IGOR FERNÁNDEZ
PSICOLOGÍA

Dependencia y valor de sí

Desde el momento del nacimiento, todas las personas necesitamos depender. Tanto es así, que la relación de un bebé con su madre está basada en dicha dependencia y solo años después se abre la puerta en la mente de esa personita y en su conducta a no hacerlo. Es tan importante para nosotros desde entonces porque esa dependencia nos asegura la supervivencia, ya que las amenazas del mundo exterior son inmanejables para un bebé solo, que acabaría muriendo, y cuya madre afronta por él o ella. Tal es dicha conexión que, durante unos meses tras su nacimiento, el niño o la niña no distingue entre el cuerpo de su madre y el suyo propio, y las sensaciones que tiene están conectadas absolutamente con el comportamiento de su progenitora. Hablo constantemente de la madre porque la dependencia es biológica en este periodo de la vida y por tanto imperativa, no es elegida y solo más adelante esa distancia interpersonal entre ambos se expandirá y dará espacio a otras relaciones de cercanía gradual.

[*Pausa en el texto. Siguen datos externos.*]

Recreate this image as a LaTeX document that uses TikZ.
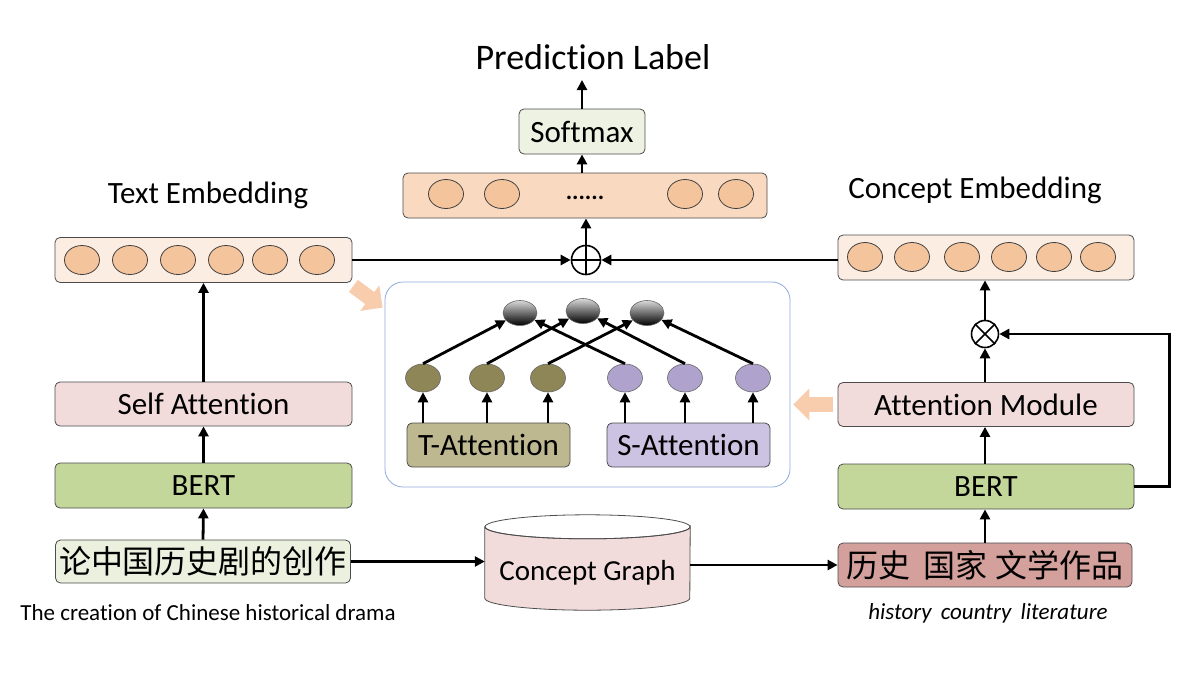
\documentclass[tikz,border=0pt]{standalone}
\usepackage{fontspec}
\setmainfont{Carlito}[Ligatures=NoCommon]
\newfontfamily\cjk{Noto Sans CJK SC}
\usetikzlibrary{arrows.meta,calc,shapes.geometric}
\definecolor{embfill}{HTML}{FCEDE3}
\definecolor{fusefill}{HTML}{F9DAC1}
\definecolor{unitfill}{HTML}{F4C49C}
\definecolor{softfill}{HTML}{EDF2E2}
\definecolor{pinkfill}{HTML}{F2DCDB}
\definecolor{bertfill}{HTML}{C4D79B}
\definecolor{srcfill}{HTML}{EBF1DE}
\definecolor{rosefill}{HTML}{D4A09C}
\definecolor{framecol}{HTML}{8EAADB}
\definecolor{olivefill}{HTML}{8E8656}
\definecolor{lilacfill}{HTML}{AFA3CD}
\definecolor{tafill}{HTML}{BEB891}
\definecolor{safill}{HTML}{CCC2E1}
\definecolor{peachcol}{HTML}{F8CDAE}
\tikzset{
	box/.style={draw=black!70, line width=0.8pt, rounded corners=5pt, inner sep=0pt, minimum width=296pt, minimum height=44pt, font=\fontsize{31}{34}\selectfont},
	unit/.style={ellipse, draw=black!75, line width=0.8pt, fill=unitfill, minimum width=35pt, minimum height=29pt, inner sep=0pt},
	attunit/.style={ellipse, draw=black!60, line width=0.6pt, minimum width=35pt, minimum height=28pt, inner sep=0pt},
	topunit/.style={ellipse, draw=black!60, line width=0.6pt, top color=black!15, bottom color=black, minimum width=34pt, minimum height=25pt, inner sep=0pt},
	arr/.style={line width=2.8pt, -{Triangle[length=10pt,width=10pt]}},
	peach/.style={line width=15pt, color=peachcol, -{Triangle[length=16pt,width=31pt]}},
	title/.style={font=\fontsize{31}{34}\selectfont}
}

\begin{document}
\begin{tikzpicture}[x=1pt, y=-1pt]
		%%%%% START %%%%%
		\useasboundingbox (0, 0) rectangle (1192, 678);
		
		\node[font=\fontsize{36}{40}\selectfont] (pred) at (593, 57) {Prediction Label};
		\coordinate (out) at (582, 80);
		\node[box, fill=softfill, minimum width=126pt, minimum height=45pt] (soft) at (582, 131.5) {Softmax};
		\draw[arr] (soft.north) -- (out);
		
		\node[box, fill=fusefill, minimum width=364pt, minimum height=45pt] (fuse) at (585, 195.5) {};
		\node[unit] (f1) at (446, 194) {};
		\node[unit] (f2) at (502, 194) {};
		\node[unit] (f3) at (685, 194) {};
		\node[unit] (f4) at (736, 194) {};
		\node[font=\fontsize{24}{26}\selectfont\bfseries] (dots) at (585, 198) {......};
		\draw[arr] (fuse.north -| soft) -- (soft.south);
		
		\node[draw, circle, line width=1.6pt, minimum size=29pt, inner sep=0pt] (add) at (586, 260) {};
		\draw[line width=1.6pt] (add.north) -- (add.south) (add.west) -- (add.east);
		\draw[arr] (add.north) -- (add.north |- fuse.south);
		
		% text side
		\node[title] (txtlab) at (208, 195) {Text Embedding};
		\node[box, fill=embfill, minimum width=297pt, minimum height=45pt] (txtemb) at (203.5, 260) {};
		\node[unit] (t1) at (82, 260) {};
		\node[unit] (t2) at (130, 260) {};
		\node[unit] (t3) at (178, 260) {};
		\node[unit] (t4) at (226, 260) {};
		\node[unit] (t5) at (270, 260) {};
		\node[unit] (t6) at (317, 260) {};
		\draw[arr] (txtemb.east) -- (add.west);
		
		\node[box, fill=pinkfill, minimum width=297pt, minimum height=44pt] (selfatt) at (203.5, 404) {Self Attention};
		\node[box, fill=bertfill, minimum width=297pt, minimum height=45pt] (bertl) at (203.5, 485.5) {BERT};
		\node[box, fill=srcfill, minimum width=295pt, minimum height=43pt, font=\cjk\fontsize{32}{34}\selectfont] (srcl) at (203, 561.5) {论中国历史剧的创作};
		\node[font=\fontsize{23}{26}\selectfont] (capl) at (208, 613) {The creation of Chinese historical drama};
		\draw[arr] (srcl.north) -- (bertl.south);
		\draw[arr] (bertl.north) -- (selfatt.south);
		\draw[arr] (selfatt.north) -- (txtemb.south);
		
		% concept side
		\node[title] (cptlab) at (975, 190) {Concept Embedding};
		\node[box, fill=embfill, minimum width=296pt, minimum height=45pt] (cptemb) at (986, 257.5) {};
		\node[unit] (c1) at (865, 257) {};
		\node[unit] (c2) at (912, 257) {};
		\node[unit] (c3) at (962, 257) {};
		\node[unit] (c4) at (1009, 257) {};
		\node[unit] (c5) at (1054, 257) {};
		\node[unit] (c6) at (1098, 257) {};
		\draw[arr] (cptemb.west |- add) -- (add.east);
		
		\node[draw, circle, line width=1.6pt, minimum size=27pt, inner sep=0pt] (mul) at (985, 334) {};
		\draw[line width=1.6pt] (mul.north east) -- (mul.south west) (mul.north west) -- (mul.south east);
		\node[box, fill=pinkfill, minimum width=296pt, minimum height=44pt] (attmod) at (986, 404.5) {Attention Module};
		\node[box, fill=bertfill, minimum width=296pt, minimum height=45pt] (bertr) at (986, 486.5) {BERT};
		\node[box, fill=rosefill, minimum width=294pt, minimum height=44pt, font=\cjk\fontsize{32}{34}\selectfont] (srcr) at (985, 565) {历史\hspace{14pt}国家\hspace{8pt}文学作品};
		\node[font=\fontsize{23}{26}\selectfont\itshape] (capr) at (988, 613) {history\hspace{4pt} country\hspace{4pt} literature};
		\draw[arr] (srcr.north -| mul) -- (bertr.south -| mul);
		\draw[arr] (bertr.north -| mul) -- (attmod.south -| mul);
		\draw[arr] (attmod.north -| mul) -- (mul.south);
		\draw[arr] (mul.north) -- (cptemb.south -| mul);
		\draw[arr] (bertr.east) -- ++(35, 0) |- (mul.east);
		
		% concept graph
		\node[minimum width=205pt, minimum height=95pt, inner sep=0pt] (graph) at (587.5, 562.5) {};
		\draw[draw=black!70, fill=pinkfill, line width=0.8pt] ($(graph.north west)+(0,12)$) -- ($(graph.south west)+(0,-12)$) arc (180:0:102.5 and 12) -- ($(graph.north east)+(0,12)$) arc (0:180:102.5 and 12) -- cycle;
		\draw[draw=black!70, line width=0.8pt] ($(graph.north)+(0,12)$) ellipse (102.5 and 12);
		\node[font=\fontsize{29}{32}\selectfont] (graphtxt) at ($(graph.center)+(0,10)$) {Concept Graph};
		\draw[arr] (srcl.east) -- (graph.west |- srcl.east);
		\draw[arr] (graph.east |- srcr.west) -- (srcr.west);
		
		% middle attention block
		\node[draw=framecol, line width=0.8pt, rounded corners=18pt, minimum width=405pt, minimum height=205pt] (frame) at (587.5, 384.5) {};
		\node[box, fill=tafill, minimum width=163pt, minimum height=44pt] (ta) at (488.5, 445) {T-Attention};
		\node[box, fill=safill, minimum width=163pt, minimum height=44pt] (sa) at (688.5, 445) {S-Attention};
		\node[attunit, fill=olivefill] (o1) at (423, 378) {};
		\node[attunit, fill=olivefill] (o2) at (487, 378) {};
		\node[attunit, fill=olivefill] (o3) at (548, 378) {};
		\node[attunit, fill=lilacfill] (p1) at (625, 378) {};
		\node[attunit, fill=lilacfill] (p2) at (685, 378) {};
		\node[attunit, fill=lilacfill] (p3) at (753, 378) {};
		\node[topunit] (g1) at (520, 313) {};
		\node[topunit] (g2) at (583, 311) {};
		\node[topunit] (g3) at (647, 313) {};
		
		\draw[arr] (ta.north -| o1) -- (o1.south);
		\draw[arr] (ta.north -| o2) -- (o2.south);
		\draw[arr] (ta.north -| o3) -- (o3.south);
		\draw[arr] (sa.north -| p1) -- (p1.south);
		\draw[arr] (sa.north -| p2) -- (p2.south);
		\draw[arr] (sa.north -| p3) -- (p3.south);
		
		\draw[arr] (o1.north) -- (g1);
		\draw[arr] (o2.north) -- (g2);
		\draw[arr] (o3.north) -- (g3);
		\draw[arr] (p1.north) -- (g1);
		\draw[arr] (p2.north) -- (g2);
		\draw[arr] (p3.north) -- (g3);
		
		% hint arrows
		\coordinate (hint1a) at ($(txtemb.south east)+(1,3)$);
		\coordinate (hint1b) at ($(frame.north west)+(-2,26)$);
		\draw[peach] (hint1a) -- (hint1b);
		\coordinate (hint2a) at ($(attmod.west)+(-5,0)$);
		\coordinate (hint2b) at ($(frame.east |- attmod)+(3,0)$);
		\draw[peach] (hint2a) -- (hint2b);
		
		%%%%% END %%%%%
	\end{tikzpicture}
\end{document}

Sin embargo, la dependencia no solo tiene efectos en la fisiología del bebé, sino que constituye un líquido amniótico sicológico que permitirá a la persona avanzar, crecer, desarrollarse y descubrir el mundo y a sí misma. Sin embargo, hay una faceta particular de la dependencia que es especialmente importante en el momento en el que la mente despierta, cuando el niño o la niña se percatan de que ellos son seres individuales en relación con los demás y es el valor de sí mismos. Hay quien lo resume con la palabra autoestima, pero yo creo que va más allá del aprecio o el amor por uno mismo, y se extiende a la vivencia profunda del propio valor. Es una experiencia sutil, pero contundente y principalmente resultado de una evaluación no siempre consciente.

Incluso en la etapa adulta y en general durante toda la vida, tratamos de hacernos una idea a través del reflejo que recibimos de los demás de dicha valía por cómo nos miran, nos tocan, si nos preguntan o nos halagan, si se acuerdan de nosotros, si aprecian lo que hacemos, pensamos, sentimos y si, en cierto modo, dependen también de nosotros. Y quiero matizar este punto, porque la dependencia a la que me refiero representa el hecho de poder descansar en el hombro de otra persona, ir a ella cuando sentimos una vulnerabilidad que nos asusta o simplemente desear su presencia porque resulta estimulante. A este recuento se suman las conclusiones sobre el propio valor en función de lo que extraemos del análisis anterior y de cómo incorporamos esa mirada por dentro, evaluando aquellos aspectos de nosotros que hemos aprendido a valorar; quizá en una familia se ha incentivado el esfuerzo por encima de otras características, o la creatividad, la belleza o la honestidad. Huelga decir que estas dos revisiones, externa e interna, suelen ser coherentes y a veces consecutivas, es decir, aprendemos a evaluar en nosotros lo que otras personas importantes han chequeado de nosotros para decidir si nos merecíamos el afecto, la cercanía o la recompensa. Y son estos criterios los que usamos para darnos recompensas, afecto o consideración también por dentro. En nuestro entorno incluso el afecto ha tenido condiciones más allá de la propia relación y ha dependido de resultados en otras áreas y toda suerte de condicionamientos externos.

El amor no siempre ha sido incondicional, no siempre lo es, y en las relaciones cercanas, el valor de uno mismo tiene mucho que ver con el amor incondicional de esa otra persona importante. Sin duda, los niños necesitan guía, límite, condiciones, pero es importante que sepamos que en la base de todas estas estrategias para educarles, tiene que haber un ambiente de valoración incondicional que apoye y dé fuerza al valor de sí que nos acompañará toda la vida y la marcará profundamente.